京都 宮川町「安久」。
閑静なこの街で、いかにも誠実そうな33歳の料理人が営む、6席だけの割烹。
かぶら蒸し、赤貝と分葱のてっぱい、焼き穴子の巻寿司、平目の子と蕗の炊きわせ、こしびの中とろ、海苔、ワサビ、おろし添えと、小気味のいい皿が続く。
葛でたたいた伊勢海老は、極少量の塩と薄口を入れた湯でさっとゆがいてある。
火の通しが精妙で、海老は甘い香りを放ちながら、エレガントな肉質が歯の間で弾け、優しい甘みを漂わす。
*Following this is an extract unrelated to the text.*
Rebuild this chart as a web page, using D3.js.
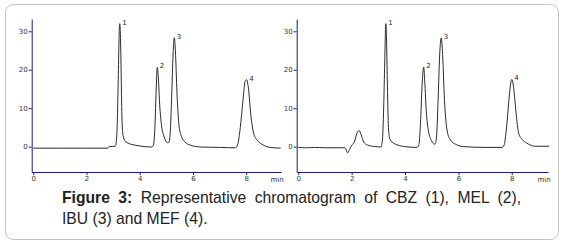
<!DOCTYPE html>
<html>
<head>
<meta charset="utf-8">
<script src="https://cdn.jsdelivr.net/npm/d3@7"></script>
<style>
  body { margin: 0; background: #fff; }
  svg { display: block; }
</style>
</head>
<body>
<div id="wrapper"></div>
<script>
// [time (min), signal]
const leftTrace = [
  [0, -0.4], [1.0, -0.4], [2.0, -0.4], [2.8, -0.4], [2.85, 0.0], [3.08, 0.1],
  [3.13, 2], [3.17, 10], [3.2, 20], [3.23, 30], [3.25, 32], [3.27, 30],
  [3.3, 20], [3.33, 8], [3.37, 3], [3.45, 1.5], [3.6, 0.8], [3.9, 0.3],
  [4.2, 0.0], [4.45, -0.1], [4.52, 0.5], [4.57, 5], [4.62, 15], [4.66, 20.6],
  [4.7, 18], [4.75, 11], [4.82, 5.5], [4.92, 2.5], [5.05, 1.0], [5.1, 1.2],
  [5.15, 4], [5.21, 15], [5.26, 25], [5.3, 28.3], [5.34, 25], [5.4, 14],
  [5.47, 6], [5.55, 3], [5.7, 1.2], [5.9, 0.4], [6.3, -0.1], [7.0, -0.2],
  [7.6, -0.3], [7.68, 0.5], [7.78, 5], [7.88, 12], [7.96, 17], [8.02, 17.4],
  [8.08, 15.5], [8.18, 8], [8.28, 3.5], [8.4, 1.8], [8.6, 0.6], [8.9, -0.2],
  [9.3, -0.4]
]

const rightTrace = [
  [0, -0.2], [0.3, -0.3], [0.6, -0.2], [1.0, -0.3], [1.5, -0.3], [1.75, -0.3],
  [1.85, -1.6], [1.92, -0.8], [2.0, 0.3], [2.1, 1.2], [2.2, 3.5], [2.28, 4.2],
  [2.35, 3.2], [2.45, 1.2], [2.6, 0.4], [2.9, 0.0], [3.1, -0.1], [3.15, 1.5],
  [3.2, 10], [3.24, 22], [3.28, 32], [3.31, 27], [3.34, 16], [3.38, 5],
  [3.43, 2], [3.6, 0.8], [4.0, 0.0], [4.45, -0.2], [4.52, 0.5], [4.58, 6],
  [4.64, 16], [4.7, 20.7], [4.74, 17], [4.8, 9], [4.88, 4], [5.0, 1.5],
  [5.12, 0.6], [5.18, 2.5], [5.24, 12], [5.3, 24], [5.36, 28.3], [5.41, 24],
  [5.48, 12], [5.56, 5], [5.68, 2], [5.9, 0.6], [6.2, 0.0], [7.0, -0.2],
  [7.65, -0.2], [7.72, 0.5], [7.82, 6], [7.92, 14], [8.0, 17.5], [8.06, 16],
  [8.16, 9], [8.26, 3.5], [8.4, 1.8], [8.55, 1.0], [8.7, 0.4], [8.85, 0.1],
  [9.4, 0.1]
]

// peak labels at the apex of each peak
const leftPeaks = [["1", 3.25, 32], ["2", 4.66, 20.6], ["3", 5.3, 28.3], ["4", 8.02, 17.4]]
const rightPeaks = [["1", 3.28, 32], ["2", 4.7, 20.7], ["3", 5.36, 28.3], ["4", 8.0, 17.5]]

const xTicks = [0, 2, 4, 6, 8]
const yTicks = [0, 10, 20, 30]
const yDomain = [-6.6, 33.2]

const captionBold = "Figure 3:"
const captionLine1 = " Representative chromatogram of CBZ (1), MEL (2),"
const captionLine2 = "IBU (3) and MEF (4)."

const width = 564
const height = 246

const svg = d3.select("#wrapper")
  .append("svg")
  .attr("width", width)
  .attr("height", height)

// frame
svg.append("rect")
  .attr("x", 5.5)
  .attr("y", 4.5)
  .attr("width", 553)
  .attr("height", 235)
  .attr("rx", 8)
  .attr("fill", "#fff")
  .attr("stroke", "#c4c4c4")

function drawPanel(trace, peaks, left, right, xDomain) {
  const xScale = d3.scaleLinear().domain(xDomain).range([left, right])
  const yScale = d3.scaleLinear().domain(yDomain).range([172, 19])

  const axisColor = "#1c1c7a"

  const xAxis = svg.append("g")
    .attr("transform", `translate(0, ${yScale(yDomain[0])})`)
    .call(d3.axisBottom(xScale).tickValues(xTicks).tickSize(3).tickSizeOuter(0).tickPadding(1))
  xAxis.select(".domain").attr("stroke", axisColor)
  xAxis.selectAll(".tick line").attr("stroke", axisColor)
  xAxis.selectAll(".tick text")
    .attr("fill", "#333")
    .style("font-family", "DejaVu Sans")
    .style("font-size", "7px")

  xAxis.append("text")
    .attr("x", right - 4)
    .attr("y", 10)
    .attr("fill", "#333")
    .attr("text-anchor", "middle")
    .style("font-family", "DejaVu Sans")
    .style("font-size", "7px")
    .text("min")

  const yAxis = svg.append("g")
    .attr("transform", `translate(${left}, 0)`)
    .call(d3.axisLeft(yScale).tickValues(yTicks).tickSize(3).tickSizeOuter(0).tickPadding(1))
  yAxis.select(".domain").attr("stroke", axisColor)
  yAxis.selectAll(".tick line").attr("stroke", axisColor)
  yAxis.selectAll(".tick text")
    .attr("fill", "#333")
    .style("font-family", "DejaVu Sans")
    .style("font-size", "7px")

  const lineGenerator = d3.line()
    .x(d => xScale(d[0]))
    .y(d => yScale(d[1]))
    .curve(d3.curveMonotoneX)

  svg.append("path")
    .attr("d", lineGenerator(trace))
    .attr("fill", "none")
    .attr("stroke", "#2a2a2a")
    .attr("stroke-width", 1)

  svg.append("g")
    .selectAll("text")
    .data(peaks)
    .join("text")
    .attr("x", d => xScale(d[1]) + 2.5)
    .attr("y", d => yScale(d[2]) + 1)
    .attr("fill", "#222")
    .style("font-family", "DejaVu Sans")
    .style("font-size", "7px")
    .text(d => d[0])
}

drawPanel(leftTrace, leftPeaks, 31.7, 281, [-0.06, 9.31])
drawPanel(rightTrace, rightPeaks, 296.7, 548, [-0.06, 9.36])

// caption (first line is justified)
const caption = svg.append("g")
  .style("font-family", "Liberation Sans, Arial, sans-serif")
  .style("font-size", "15.7px")
  .attr("fill", "#222")

const line1 = caption.append("text")
  .attr("x", 62)
  .attr("y", 203)
line1.append("tspan").style("font-weight", "bold").text(captionBold)
line1.append("tspan").text(captionLine1)

const naturalWidth = line1.node().getComputedTextLength()
const spaceCount = (captionBold + captionLine1).split(" ").length - 1
line1.style("word-spacing", `${Math.max(0, (459 - naturalWidth) / spaceCount)}px`)

caption.append("text")
  .attr("x", 62)
  .attr("y", 224)
  .text(captionLine2)
</script>
</body>
</html>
葛にほんのり染みた、塩味と旨味がそっと海老を支えている。
さりげなくありながら、伊勢海老への敬意と客への思いやりが行き届いていて、しみじみとうまい。
これが料理だ。
その後、丸吸の深々とした滋味、きめ細やかな餅で挟んだカラスミと続き、酒粕漬けののどぐろを焼いて、味付けた出汁地に浸し、実山椒を散らした魚料理にもしびれた。
最後は、牡蠣茶漬け。
甘辛く炊いた牡蠣の茶漬けだ。充足のため息漏れる、実長な味わい。
まいったぞ。
看板も暖簾もなき割烹で、我々だけが独占した、攻めや引きの、絶妙な間合いに翻弄される料理。
東京ではありえない時間に、とっぷりと酔った。